# Orchestration of Chopin's Polonaise in C# minor (Op. 26, No. 1)



## kj238 (Jun 16, 2016)

Hi! I'm new here and was wondering whether anyone had ever heard/read an orchestration, in the public domain, of Chopin's Polonaise in C# minor. I'm working on a musical in mostly Romantic style, and although I'm composing the other songs and the incidental music myself, this particular piece always seemed to fit in, even years ago when I was learning it for my senior piano recital in college. I want to use parts of it, with slightly modified melodies, for a dramatic number called "Behind the Maestro's Mask," right before an attack on the protagonist. But the songs are taking much longer to write and sketch for the orchestrator than I expected, so I thought I would save time by checking whether anyone here knew of an existing orchestration or had any idea where to look for one. (I've already tried imslp.org.) Again, this should be in the public domain; I can't afford to pay royalties.
By the way, the musical is called _The Maestro's Mask_ and is based on a sequel to Gaston LeRoux's now-in-public-domain novel _Le Fantom De l'opera_. It's not affiliated with Andrew Lloyd Webber or The Really Useful Group, neither is it a sequel to his copyrighted musical version of _The Phantom of the Opera._


----------



## Pugg (Aug 8, 2014)

kj238 said:


> Hi! I'm new here and was wondering whether anyone had ever heard/read an orchestration, in the public domain, of Chopin's Polonaise in C# minor. I'm working on a musical in mostly Romantic style, and although I'm composing the other songs and the incidental music myself, this particular piece always seemed to fit in, even years ago when I was learning it for my senior piano recital in college. I want to use parts of it, with slightly modified melodies, for a dramatic number called "Behind the Maestro's Mask," right before an attack on the protagonist.
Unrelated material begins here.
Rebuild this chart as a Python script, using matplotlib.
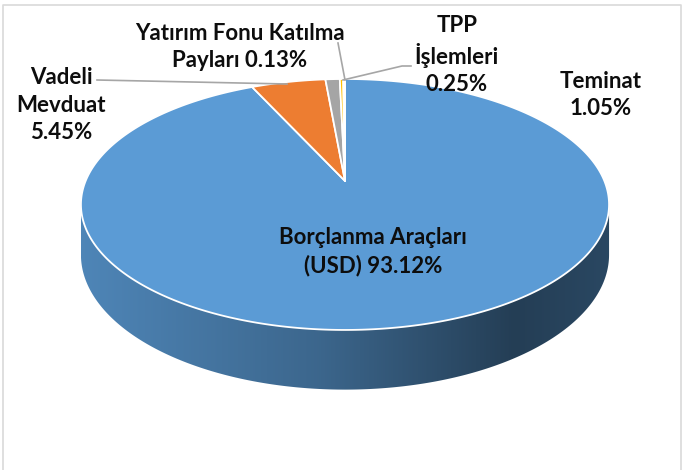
import numpy as np
import matplotlib
matplotlib.use("Agg")
import matplotlib.pyplot as plt
from matplotlib.patches import Polygon
from matplotlib.colors import LinearSegmentedColormap, to_rgb

# ---------------- data ----------------
categories = ["Borçlanma Araçları (USD)", "Vadeli Mevduat", "Teminat",
              "TPP İşlemleri", "Yatırım Fonu Katılma Payları"]
values = [93.12, 5.45, 1.05, 0.25, 0.13]
colors = ["#5B9BD5", "#ED7D31", "#A5A5A5", "#FFC000", "#4472C4"]
wrapped = ["Borçlanma Araçları\n(USD)", "Vadeli\nMevduat", "Teminat",
           "TPP\nİşlemleri", "Yatırım Fonu Katılma\nPayları"]
value_sep = [" ", "\n", "\n", "\n", " "]

# ---------------- layout (pixel space) ----------------
W, H = 683, 470
cx, cy = 345.0, 181.0      # projected centre (apex)
A, B = 259.4, 121.1        # radii of the disc
P = 0.187                  # perspective strength
T = 48.5                   # thickness

label_pos = [(373, 252), (61, 105), (601, 95), (457, 55), (240, 47)]
leaders = [None,
           [(97, 80), (287, 84)],
           None,
           [(343, 80), (402, 66), (411, 66)],
           [(338, 43), (345, 80)]]

plt.rcParams["font.family"] = ["Lato", "DejaVu Sans"]

fig = plt.figure(figsize=(W / 100, H / 100), dpi=100)
ax = fig.add_axes([0, 0, 1, 1])
ax.set_xlim(0, W)
ax.set_ylim(H, 0)
ax.axis("off")


def proj(theta, bottom=False):
    u = np.sin(theta)
    v = -np.cos(theta)
    w = 1 - P * v
    x = cx + A * u / w
    y = cy + (B * v + (T if bottom else 0)) / w
    return x, y


total = sum(values)
angles = np.cumsum([0] + [v / total * 2 * np.pi for v in values])
front_lo = np.arccos(-P)
front_hi = 2 * np.pi - front_lo

# ---- side walls (front part) ----
for i, col in enumerate(colors):
    a0 = max(angles[i], front_lo)
    a1 = min(angles[i + 1], front_hi)
    if a1 <= a0:
        continue
    th = np.linspace(a0, a1, 300)
    xt, yt = proj(th)
    xb, yb = proj(th[::-1], bottom=True)
    poly = Polygon(np.column_stack([np.r_[xt, xb], np.r_[yt, yb]]),
                   closed=True, facecolor="none", edgecolor="none")
    ax.add_patch(poly)
    base = np.array(to_rgb(col))
    cmap = LinearSegmentedColormap.from_list(
        "side", [(0.0, base * 0.86), (0.45, base * 0.66),
                 (0.82, base * 0.40), (1.0, base * 0.46)])
    grad = np.linspace(0, 1, 512)[None, :]
    x0, x1 = cx - A / np.sqrt(1 - P * P), cx + A / np.sqrt(1 - P * P)
    im = ax.imshow(grad, cmap=cmap, extent=[x0, x1, max(yb) + 2, min(yt) - 2],
                   aspect="auto", interpolation="bilinear", zorder=1)
    im.set_clip_path(poly)

# ---- top slices ----
for i, col in enumerate(colors):
    th = np.linspace(angles[i], angles[i + 1], max(4, int(600 * values[i] / total)))
    xs, ys = proj(th)
    pts = np.column_stack([np.r_[cx, xs], np.r_[cy, ys]])
    ax.add_patch(Polygon(pts, closed=True, facecolor=col, edgecolor="white",
                         linewidth=1.3, joinstyle="round", zorder=2))

# ---- labels ----
for i in range(len(values)):
    txt = wrapped[i] + value_sep[i] + f"{values[i]:.2f}%"
    x, y = label_pos[i]
    ax.text(x, y, txt, ha="center", va="center", fontsize=16,
            fontweight="bold", color="#0D0D0D", linespacing=1.36, zorder=5)
    if leaders[i]:
        lx, ly = zip(*leaders[i])
        ax.plot(lx, ly, color="#A6A6A6", lw=1.2, zorder=4)

# ---- chart frame ----
ax.plot([2.5, 2.5, 680.5, 680.5], [H + 5, 4.5, 4.5, H + 5],
        color="#D9D9D9", lw=1.2, zorder=0)

fig.savefig("out.png", dpi=100)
But the songs are taking much longer to write and sketch for the orchestrator than I expected, so I thought I would save time by checking whether anyone here knew of an existing orchestration or had any idea where to look for one. (I've already tried imslp.org.) Again, this should be in the public domain; I can't afford to pay royalties.
> By the way, the musical is called #TheMaestro'sMask and is based on a sequel to Gaston LeRoux's now-in-public-domain novel #LeFantômeDeLOpéra. It's not affiliated with Andrew Lloyd Webber or The Really Useful Group, neither is it a sequel to his copyrighted musical version of _The Phantom of the Opera._


Never heard off it, sorry .


----------